Table_1_Treatment of Rheumatoid Arthritis Using Combination of Methotrexate and Tripterygium Glycosides Tablets—A Quantitative Plasma Pharmacochemical and Pseudotargeted Metabolomic Approach.docx

Rheumatoid arthritis (RA) is a chronic inflammatory disease characterized by chronic destructive synovitis and is associated with progressive disability, systemic difficulties, premature death, and socioeconomic costs. Early intervention with disease-modifying antirheumatic drugs (DMARDs) like methotrexate (MTX) and its combination regimen would provide obvious benefits to patients, healthcare systems and society. MTX and tripterygium glycosides tablets (TGTS) are most frequently prescribed medicines for RA, and the combination of them occurs frequently in anti-RA prescriptions. While the underlying combination mechanisms and the affected variation of drug blood level remain unclear. According to the American College of Rheumatology criteria for improvement, clinical evaluation following three treatment groups (i.e., MTX and TGTS mono- and combined groups) were carried out at baseline and at the end of 12 weeks in a randomized controlled clinical trial. To monitor the affected variation of drug blood level and perturbation of metabolites caused by MTX plus TGTS combined to treat active RA, the collected plasma samples were analyzed using RRLC-QqQ-MS and UHPLC-QE Orbitrap HRMS instruments.

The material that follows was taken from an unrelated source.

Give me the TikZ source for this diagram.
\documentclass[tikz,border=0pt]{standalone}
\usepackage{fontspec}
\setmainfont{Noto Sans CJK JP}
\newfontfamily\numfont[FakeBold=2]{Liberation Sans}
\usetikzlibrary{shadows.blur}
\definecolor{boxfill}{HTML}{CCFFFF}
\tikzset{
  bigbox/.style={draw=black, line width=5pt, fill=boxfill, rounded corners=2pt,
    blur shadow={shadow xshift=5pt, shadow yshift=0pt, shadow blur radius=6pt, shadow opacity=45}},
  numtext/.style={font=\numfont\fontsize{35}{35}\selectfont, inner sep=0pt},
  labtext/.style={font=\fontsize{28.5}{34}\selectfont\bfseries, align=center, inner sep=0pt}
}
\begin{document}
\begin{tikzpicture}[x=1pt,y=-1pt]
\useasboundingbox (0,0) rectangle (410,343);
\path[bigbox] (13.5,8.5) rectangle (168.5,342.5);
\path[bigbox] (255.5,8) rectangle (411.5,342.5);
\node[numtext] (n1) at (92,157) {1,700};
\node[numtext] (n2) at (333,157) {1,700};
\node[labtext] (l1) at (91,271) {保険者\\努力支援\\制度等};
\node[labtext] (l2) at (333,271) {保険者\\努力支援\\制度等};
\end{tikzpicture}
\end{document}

As a result, 39 metabolites including 7 MTX-related metabolites, 13 TGTS-related migratory ingredients and 19 characteristic endogenous metabolites, were quantitatively determined in plasma samples of RA patients after oral administration. The potential mechanism of MTX and TGTS combination were preliminarily elucidated on the aspect of clinical biochemical test indicators integrated with quantitative plasma pharmacochemistry and the pseudotargeted metabolomics.